- GIVEN REQUEST:
Output the data word for word, dropping every image.

- GIVEN DATA:
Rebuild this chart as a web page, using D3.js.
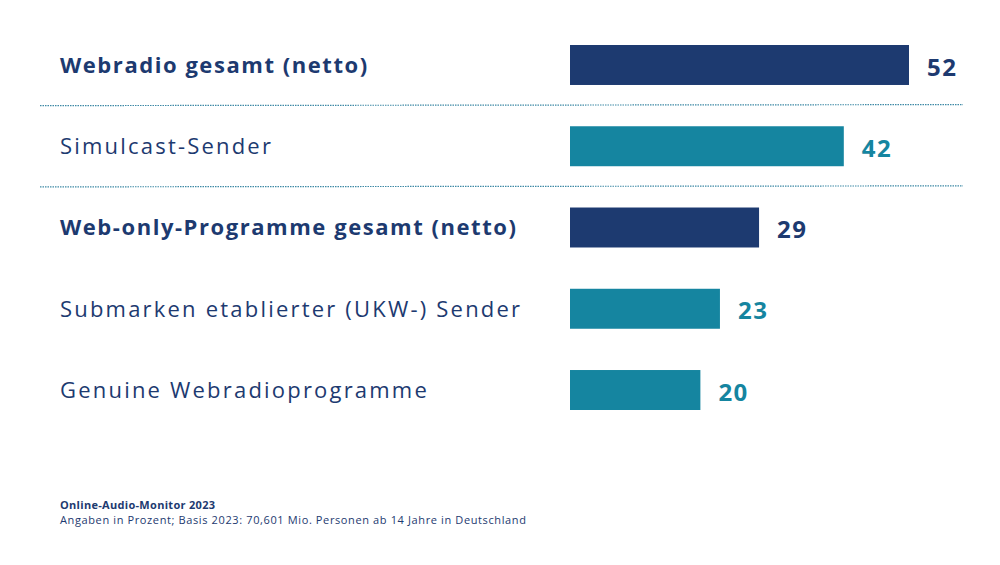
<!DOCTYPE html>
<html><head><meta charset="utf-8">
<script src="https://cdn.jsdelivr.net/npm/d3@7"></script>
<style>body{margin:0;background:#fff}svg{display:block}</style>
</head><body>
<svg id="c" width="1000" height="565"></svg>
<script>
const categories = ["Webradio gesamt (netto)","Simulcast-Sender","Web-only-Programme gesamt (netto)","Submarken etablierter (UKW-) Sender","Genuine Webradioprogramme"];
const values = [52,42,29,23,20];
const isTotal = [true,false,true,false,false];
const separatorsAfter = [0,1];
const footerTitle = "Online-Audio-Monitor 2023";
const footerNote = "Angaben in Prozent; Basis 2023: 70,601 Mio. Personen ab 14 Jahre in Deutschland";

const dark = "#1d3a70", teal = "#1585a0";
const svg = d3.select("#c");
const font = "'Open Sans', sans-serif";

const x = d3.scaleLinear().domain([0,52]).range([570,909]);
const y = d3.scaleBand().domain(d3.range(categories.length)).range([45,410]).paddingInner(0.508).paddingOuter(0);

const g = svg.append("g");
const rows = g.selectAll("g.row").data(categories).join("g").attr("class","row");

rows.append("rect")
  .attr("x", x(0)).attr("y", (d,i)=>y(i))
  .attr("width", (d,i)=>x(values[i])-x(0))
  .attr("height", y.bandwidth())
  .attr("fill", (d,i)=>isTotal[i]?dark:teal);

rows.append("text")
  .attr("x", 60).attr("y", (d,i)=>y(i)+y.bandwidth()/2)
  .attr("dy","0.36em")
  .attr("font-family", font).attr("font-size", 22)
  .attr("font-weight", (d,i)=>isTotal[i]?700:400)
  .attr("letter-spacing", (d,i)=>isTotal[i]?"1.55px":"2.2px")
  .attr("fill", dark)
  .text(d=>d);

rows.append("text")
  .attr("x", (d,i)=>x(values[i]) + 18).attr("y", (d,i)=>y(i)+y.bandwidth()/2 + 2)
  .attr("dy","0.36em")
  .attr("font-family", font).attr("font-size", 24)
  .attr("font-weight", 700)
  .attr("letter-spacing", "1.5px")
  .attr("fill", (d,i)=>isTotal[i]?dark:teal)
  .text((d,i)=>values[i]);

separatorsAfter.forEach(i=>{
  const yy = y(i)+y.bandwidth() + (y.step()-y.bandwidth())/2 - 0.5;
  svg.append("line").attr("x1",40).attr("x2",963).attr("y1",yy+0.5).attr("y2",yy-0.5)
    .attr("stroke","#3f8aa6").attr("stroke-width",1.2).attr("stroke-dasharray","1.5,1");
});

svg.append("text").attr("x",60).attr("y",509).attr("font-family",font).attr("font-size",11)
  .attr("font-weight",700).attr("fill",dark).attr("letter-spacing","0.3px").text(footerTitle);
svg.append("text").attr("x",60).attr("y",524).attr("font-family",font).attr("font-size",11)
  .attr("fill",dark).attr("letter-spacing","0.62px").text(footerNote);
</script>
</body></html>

- COMPLETE OUTPUT:
Rebuild this chart as a web page, using D3.js.
<!DOCTYPE html>
<html><head><meta charset="utf-8">
<script src="https://cdn.jsdelivr.net/npm/d3@7"></script>
<style>body{margin:0;background:#fff}svg{display:block}</style>
</head><body>
<svg id="c" width="1000" height="565"></svg>
<script>
const categories = ["Webradio gesamt (netto)","Simulcast-Sender","Web-only-Programme gesamt (netto)","Submarken etablierter (UKW-) Sender","Genuine Webradioprogramme"];
const values = [52,42,29,23,20];
const isTotal = [true,false,true,false,false];
const separatorsAfter = [0,1];
const footerTitle = "Online-Audio-Monitor 2023";
const footerNote = "Angaben in Prozent; Basis 2023: 70,601 Mio. Personen ab 14 Jahre in Deutschland";

const dark = "#1d3a70", teal = "#1585a0";
const svg = d3.select("#c");
const font = "'Open Sans', sans-serif";

const x = d3.scaleLinear().domain([0,52]).range([570,909]);
const y = d3.scaleBand().domain(d3.range(categories.length)).range([45,410]).paddingInner(0.508).paddingOuter(0);

const g = svg.append("g");
const rows = g.selectAll("g.row").data(categories).join("g").attr("class","row");

rows.append("rect")
  .attr("x", x(0)).attr("y", (d,i)=>y(i))
  .attr("width", (d,i)=>x(values[i])-x(0))
  .attr("height", y.bandwidth())
  .attr("fill", (d,i)=>isTotal[i]?dark:teal);

rows.append("text")
  .attr("x", 60).attr("y", (d,i)=>y(i)+y.bandwidth()/2)
  .attr("dy","0.36em")
  .attr("font-family", font).attr("font-size", 22)
  .attr("font-weight", (d,i)=>isTotal[i]?700:400)
  .attr("letter-spacing", (d,i)=>isTotal[i]?"1.55px":"2.2px")
  .attr("fill", dark)
  .text(d=>d);

rows.append("text")
  .attr("x", (d,i)=>x(values[i]) + 18).attr("y", (d,i)=>y(i)+y.bandwidth()/2 + 2)
  .attr("dy","0.36em")
  .attr("font-family", font).attr("font-size", 24)
  .attr("font-weight", 700)
  .attr("letter-spacing", "1.5px")
  .attr("fill", (d,i)=>isTotal[i]?dark:teal)
  .text((d,i)=>values[i]);

separatorsAfter.forEach(i=>{
  const yy = y(i)+y.bandwidth() + (y.step()-y.bandwidth())/2 - 0.5;
  svg.append("line").attr("x1",40).attr("x2",963).attr("y1",yy+0.5).attr("y2",yy-0.5)
    .attr("stroke","#3f8aa6").attr("stroke-width",1.2).attr("stroke-dasharray","1.5,1");
});

svg.append("text").attr("x",60).attr("y",509).attr("font-family",font).attr("font-size",11)
  .attr("font-weight",700).attr("fill",dark).attr("letter-spacing","0.3px").text(footerTitle);
svg.append("text").attr("x",60).attr("y",524).attr("font-family",font).attr("font-size",11)
  .attr("fill",dark).attr("letter-spacing","0.62px").text(footerNote);
</script>
</body></html>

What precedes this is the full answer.